La memoria infinita (Maite Alberdi)

La memoria duele

Decía Gaspar Noé durante la etapa promocional de Vortex que el cine no ha mostrado, hablado o reflexionado sobre la vejez y la muerte; y, en verdad, tiene razón. La historia del séptimo arte está plagada de narraciones protagonizadas por hombres blancos, heterosexuales —cosas del patriarcado— y jóvenes o de mediana edad que rara vez se enfrentan al final de sus días. Incluso en cintas como Umberto D. o Cuentos de Tokio, por citar dos clásicos, en las que los personajes son ancianos que afrontan sus últimos años de vida, el tema central no es el final de la existencia, ni mucho menos la decadencia que la antecede, el camino lleno de arrugas y dolores que desemboca en ese mar que, en palabras de Jorge Manrique, es la muerte. Pese a todo, la última década se ha visto salpicada por algunas películas decididas a romper con el tabú, a extenuar la mirada del espectador con imágenes cargadas de nihilismo y sufrimiento que le confrontan con su propio futuro. En Amor, Haneke filmaba con una cámara transparente y clínica los últimos meses de vida de una mujer que es atendida por su marido después de sufrir dos infartos cerebrales; en El padre, Florian Zeller convertía a Anthony Hopkins en un anciano que se consumía poco a poco debido al alzhéimer; y en la anteriormente citada Vortex, Noé retrataba el día a día de una pareja de ancianos —él, enfermo del corazón, ella, de nuevo, de alzhéimer— que intentaban seguir con sus rutinas pese a sus graves problemas de salud.

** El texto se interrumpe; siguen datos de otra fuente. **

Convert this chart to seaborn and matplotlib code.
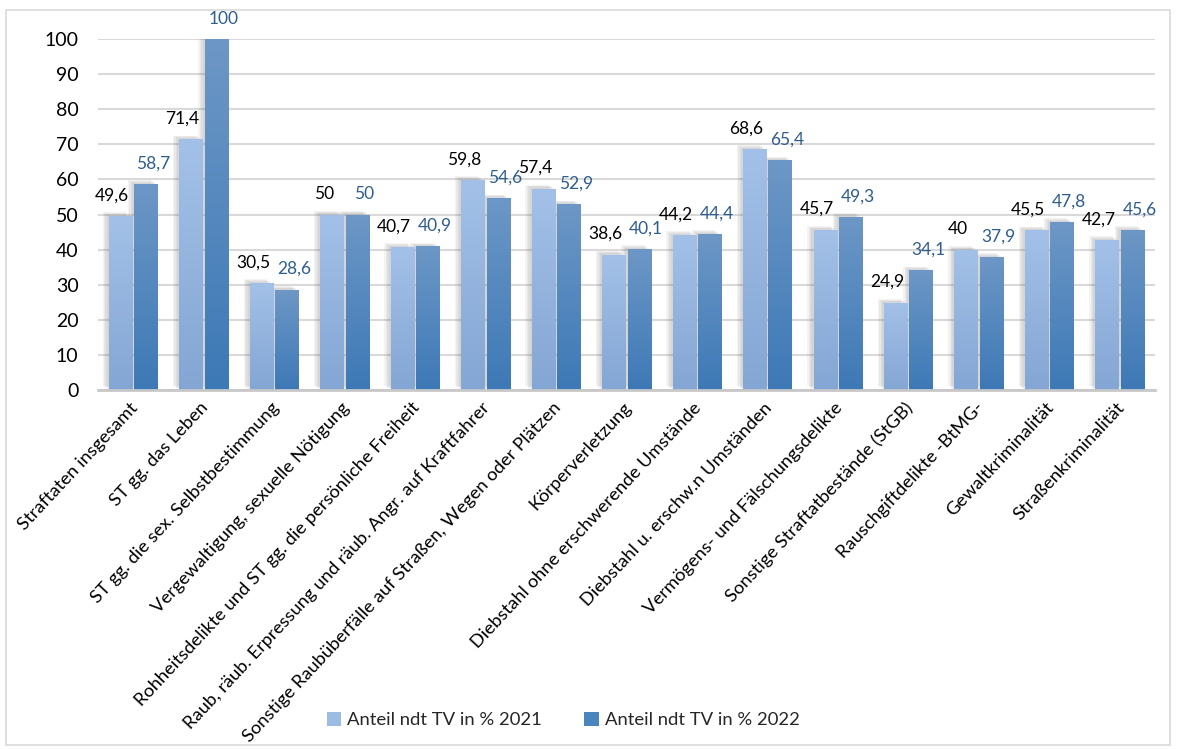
import numpy as np
import pandas as pd
import matplotlib
matplotlib.use("Agg")
import matplotlib.pyplot as plt
import matplotlib.patheffects as pe
import matplotlib.transforms as mtransforms
from matplotlib.colors import LinearSegmentedColormap
from matplotlib.patches import Rectangle, Patch
import seaborn as sns

categories = [
    "Straftaten insgesamt",
    "ST gg. das Leben",
    "ST gg. die sex. Selbstbestimmung",
    "Vergewaltigung, sexuelle Nötigung",
    "Rohheitsdelikte und ST gg. die persönliche Freiheit",
    "Raub, räub. Erpressung und räub. Angr. auf Kraftfahrer",
    "Sonstige Raubüberfälle auf Straßen, Wegen oder Plätzen",
    "Körperverletzung",
    "Diebstahl ohne erschwerende Umstände",
    "Diebstahl u. erschw.n Umständen",
    "Vermögens- und Fälschungsdelikte",
    "Sonstige Straftatbestände (StGB)",
    "Rauschgiftdelikte -BtMG-",
    "Gewaltkriminalität",
    "Straßenkriminalität",
]
values_2021 = [49.6, 71.4, 30.5, 50, 40.7, 59.8, 57.4, 38.6, 44.2, 68.6, 45.7, 24.9, 40, 45.5, 42.7]
values_2022 = [58.7, 100, 28.6, 50, 40.9, 54.6, 52.9, 40.1, 44.4, 65.4, 49.3, 34.1, 37.9, 47.8, 45.6]
series_names = ["Anteil ndt TV in % 2021", "Anteil ndt TV in % 2022"]
y_ticks = list(range(0, 101, 10))

df = pd.DataFrame({
    "Kategorie": categories * 2,
    "Wert": values_2021 + values_2022,
    "Serie": [series_names[0]] * len(categories) + [series_names[1]] * len(categories),
})

FONT = "Lato"
sns.set_theme(style="white")
plt.rcParams["font.family"] = [FONT, "DejaVu Sans"]

c21_top, c21_bot = "#a3c1e8", "#84a6d4"
c22_top, c22_bot = "#6d97c6", "#3d79b6"

fig = plt.figure(figsize=(11.77, 7.49), dpi=100)
ax = fig.add_axes([98 / 1177, 1 - 390 / 749, (1155 - 98) / 1177, (390 - 39) / 749])

sns.barplot(data=df, x="Kategorie", y="Wert", hue="Serie",
            palette=[c21_top, c22_top], width=0.72, gap=0.08,
            legend=False, ax=ax, saturation=1)

ax.set_ylim(0, 100)
ax.set_xlim(-0.5, len(categories) - 0.5)
ax.set_yticks(y_ticks)
ax.yaxis.grid(True, color="#d9d9d9", lw=1.5)
ax.set_axisbelow(True)
for s in ["top", "right", "left"]:
    ax.spines[s].set_visible(False)
ax.spines["bottom"].set_color("#c8c8c8")
ax.spines["bottom"].set_linewidth(2)
ax.tick_params(axis="y", length=0, pad=14, labelsize=14, labelcolor="#000000")
ax.tick_params(axis="x", length=0, pad=4)
ax.set_xlabel("")
ax.set_ylabel("")
ax.set_xticks(range(len(categories)))
ax.set_xticklabels(categories, rotation=47, ha="right", rotation_mode="anchor",
                   fontsize=13.2, color="#000000")
shift = mtransforms.ScaledTranslation(-4 / 100, -4 / 100, fig.dpi_scale_trans)
for lab in ax.get_xticklabels():
    lab.set_transform(lab.get_transform() + shift)

cmaps = [LinearSegmentedColormap.from_list("c21", [c21_bot, c21_top]),
         LinearSegmentedColormap.from_list("c22", [c22_bot, c22_top])]
grad = np.linspace(0, 1, 256).reshape(-1, 1)

shadow = [pe.SimplePatchShadow(offset=(-o, o * 0.6), shadow_rgbFace="#606060", alpha=0.07)
          for o in (4.5, 3.5, 2.5, 1.5)]

for ci, cont in enumerate(ax.containers):
    for bar in cont:
        bar.set_path_effects(shadow + [pe.Normal()])
        bar.set_edgecolor("none")
        x0, w, h = bar.get_x(), bar.get_width(), bar.get_height()
        im = ax.imshow(grad, extent=(x0, x0 + w, 0, h), origin="lower", aspect="auto",
                       cmap=cmaps[ci], zorder=bar.get_zorder() + 0.1, interpolation="bicubic")
        im.set_clip_path(bar)
        lab_color = "#000000" if ci == 0 else "#2e5d8e"
        dx = -6 if ci == 0 else 5
        txt = f"{h:g}".replace(".", ",")
        ax.annotate(txt, xy=(x0 + w / 2, h), xytext=(dx, 9), textcoords="offset points",
                    ha="center", va="bottom", fontsize=12.5, color=lab_color, zorder=5)

ax.set_ylim(0, 100)
ax.set_xlim(-0.5, len(categories) - 0.5)

handles = [Patch(facecolor="#9dbce4", edgecolor="none"), Patch(facecolor="#4a85c0", edgecolor="none")]
fig.legend(handles, series_names, loc="center", bbox_to_anchor=(563 / 1177, 1 - 720 / 749),
           ncol=2, frameon=False, fontsize=13.3, handlelength=0.8, handleheight=0.8,
           handletextpad=0.3, columnspacing=2.3)

fig.patches.append(Rectangle((6 / 1177, 4 / 749), 1164 / 1177, 735 / 749,
                             transform=fig.transFigure, fill=False, ec="#d9d9d9", lw=1.2))

fig.savefig("out.png", dpi=100)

En La memoria infinita —Premio del Jurado a Mejor Documental en Sundance—, Maite Alberdi sigue el día a día de Augusto Góngora, un periodista de renombre enfermo de alzhéimer, y de su mujer Paulina Urrutia, actriz y exministra de cultura de Chile, durante los meses del confinamiento provocado por el Covid. La cinta se mueve por el mismo terreno que las anteriormente citadas, pero tiene un factor que resulta determinante en la forma en que el espectador se enfrenta a ella. La cinta de Haneke dolía por su distanciamiento casi sádico de los personajes, por su fría radiografía de la decrepitud y su negativa a conceder un solo momento de descanso o un mínimo grano de esperanza al público; la de Noé, por su parte, se construía sobre un aparato estético —la pantalla partida— que rompía la cuarta pared y le recordaba al espectador que no estaba viendo más que una película y, al mismo tiempo, estaba salpicada por imágenes tiernas que suponían oasis de calma en el árido desierto de la enfermedad. La principal diferencia entre estas dos cintas y La memoria infinita es que la de segunda es un documental y, por tanto, el dolor, la angustia y la desesperanza que transmiten sus imágenes es completamente real, en tanto que no hay personajes sino personas, las emociones no se construyen partiendo de una historia inventada, sino de la misma realidad que viven los protagonistas, la confusión de Góngora provocada por su pérdida de la memoria no está en ningún guion, y el desgarro de Urrutia es su propio desgarro.

La idea de la directora es convertir al espectador en un amigo o en un familiar más de Góngora —distribuyendo con cuidado imágenes de archivo que le permitan conocerle mejor—, para que sienta que lo que está viendo proyectado en pantalla no es tanto una película como su propia historia. La narración avanza a medida que la situación de los personajes va empeorando, pero nunca cae en la prostitución emocional ni en el impudor. Alberdi, además, construye de forma tangencial una reflexión tanto sobre la memoria individual como la colectiva: ver cómo una persona que ha luchado tanto por la memoria histórica de su país pierde la suya individual, supone un verdadero zarpazo al corazón de la emoción del espectador. La memoria infinita, pese a no tener escenas que se alargan hasta el límite de las horas, pese a no sostenerse sobre una estructura alambicada, pese no ofrecer imágenes de una densidad simbólica hermética, no es cine fácil, porque lanza verdaderos avispones de dolor que se clavan en la mirada del espectador hasta abrir en ella una cascada de emociones y lágrimas prácticamente irreprimible.